# DATA BLOCK start

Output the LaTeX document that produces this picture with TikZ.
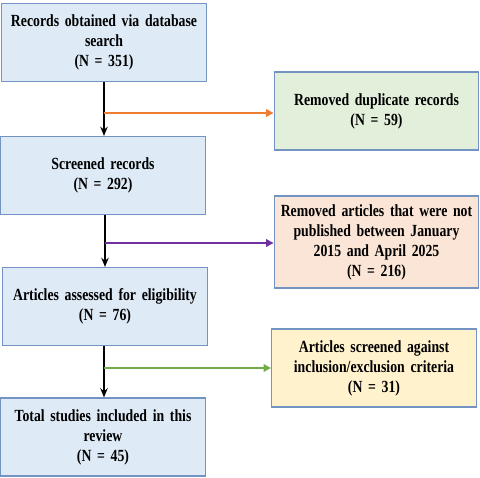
\documentclass[tikz,border=0pt]{standalone}
\usepackage{fontspec}
\setmainfont[FakeStretch=0.81]{Liberation Serif}
\usepackage{tikz}
\usetikzlibrary{arrows.meta,positioning}
\definecolor{boxline}{HTML}{7394C2}
\definecolor{bluefill}{HTML}{DEEAF6}
\definecolor{greenfill}{HTML}{E2EFDA}
\definecolor{pinkfill}{HTML}{FBE5D6}
\definecolor{yellowfill}{HTML}{FFF2CC}
\definecolor{orangeline}{HTML}{ED7D31}
\definecolor{purpleline}{HTML}{7030A0}
\definecolor{greenline}{HTML}{70AD47}
\begin{document}
\begin{tikzpicture}[x=1pt,y=1pt,font=\fontsize{17}{20}\selectfont\bfseries,
  blk/.style={draw=boxline,line width=1.2pt,align=center,minimum width=204pt,text width=198pt,minimum height=78pt,fill=#1},
  arr/.style={-{Stealth[length=3.2mm,width=2.6mm]},line width=1.8pt},
  side/.style={-{Triangle[length=2.6mm,width=2.6mm]},line width=2pt,draw=#1}]
\useasboundingbox (0,0) rectangle (480,-478);
\node[blk=bluefill] (rec) at (104,-42.5) {Records obtained via database\\search\\(N = 351)};
\node[blk=bluefill] (scr) at (103,-175.5) {Screened records\\(N = 292)};
\node[blk=bluefill] (elig) at (105,-306.5) {Articles assessed for eligibility\\(N = 76)};
\node[blk=bluefill] (incl) at (103,-437) {Total studies included in this\\review\\(N = 45)};
\node[blk=greenfill] (dup) at (376.5,-111) {Removed duplicate records\\(N = 59)};
\node[blk=pinkfill, minimum height=92pt] (date) at (376.5,-242) {Removed articles that were not\\published between January\\2015 and April 2025\\(N = 216)};
\node[blk=yellowfill] (crit) at (374,-368) {Articles screened against\\inclusion/exclusion criteria\\(N = 31)};
\coordinate (j1) at (104,-113);
\coordinate (j2) at (105,-243);
\coordinate (j3) at (104,-368);
\draw[arr] (rec.south -| j1) -- (scr.north -| j1);
\draw[arr] (scr.south -| j2) -- (elig.north -| j2);
\draw[arr] (elig.south -| j3) -- (incl.north -| j3);
\draw[side=orangeline] (j1) -- (j1 -| dup.west);
\draw[side=purpleline] (j2) -- (j2 -| date.west);
\draw[side=greenline] (j3) -- (crit.west);
\end{tikzpicture}
\end{document}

# DATA BLOCK end

WRITTEN EXERCISE: Write only the number of lines in the data above that include "this".

COMPLETE OUTPUT: 2